Having already blurred the line between table and notebook computer with last year’s Transformer, Asus will fold yet another device into the equation with this year’s PadFone: A smartphone that turns into a tablet that turns into a laptop. After teasing the device as far back as Computex 2011, Asus formally announced final details for its ambitious project Monday afternoon at a Mobile World Congress in Barcelona.
As with the Asus Transformer, the PadFone will be marketed as one device (a smartphone) with different accessory “docks” to unlock its dual life as both a tablet and notebook. But even before you add those frills, the basic phone is no dud. It sports a 4.3-inch qHD AMOLED display with Gorilla Glass, an 8-megapixel rear camera using a Fujifilm sensor, and 16GB, 32GB or 64GB of built-in storage, with 1GB of RAM. Interestingly, Asus went with a 1.2GHz dual-core Snapdragon S4 processor rather than the 1.5GHz quad-core Nvidia Tegra 3 powering many of the other superphones unveiled at MWC, like LG’s Optimus 4X and HTC’s One X.

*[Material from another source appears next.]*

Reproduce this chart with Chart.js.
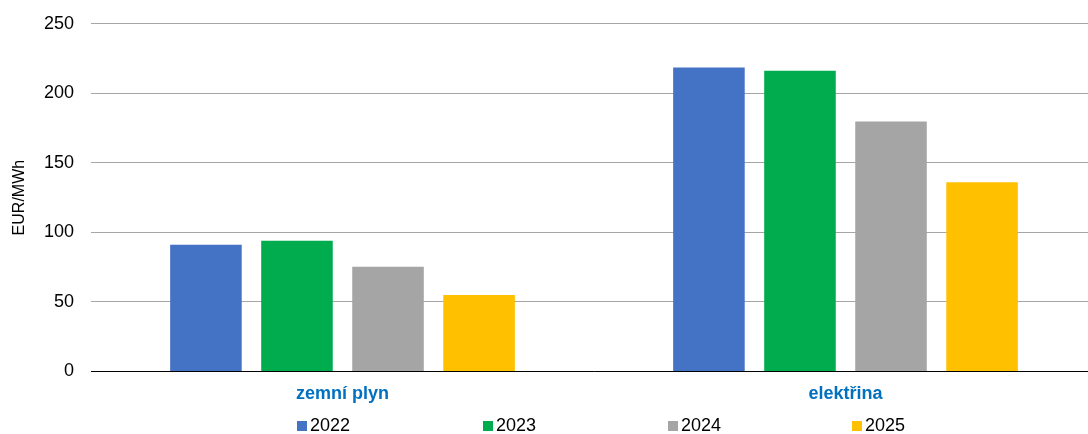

The phone itself looks a bit like an oversized iPhone from the top, thanks to its rounded edges, flat black face and a brushed-metal band around the edges. Further down it deviates from the familiar Apple trope with a tapered chin, while the back features a textured brown plastic.
The PadFone Station — basically just a tablet with no brains — accepts the phone via a trunk in the back, just like in prototypes. Asus’ proprietary Dynamic Display technology allows it to precisely mirror what’s on the screen of the phone on a larger 10.1-inch display with 1280 x 800 resolution. Besides just blowing things up for easier reading and watching, the PadFone dock has a 24.4 Watt-hour battery to extend the life of the phone, and its own speakers. Asus hasn’t yet clarified whether the PadFone station will need a specific dock, or function with the existing dock from the Transformer.
While Asus revealed full specs, the company was not as forthcoming with pricing, which could make or break a three-in-one device that essentially has to undercut all the other devices it poses as in order to make sense. The original dock for the Transformer listed for $160, making it an expensive purchase on top of a $400 tablet. After all, that put it into the same price range as a full-power laptop. With standalone Android tablets like the Kindle Fire selling for as low as $200, Asus will have to price the PadFone aggressively in order to convince consumers they need a phone that turns into a tablet, not just one of both.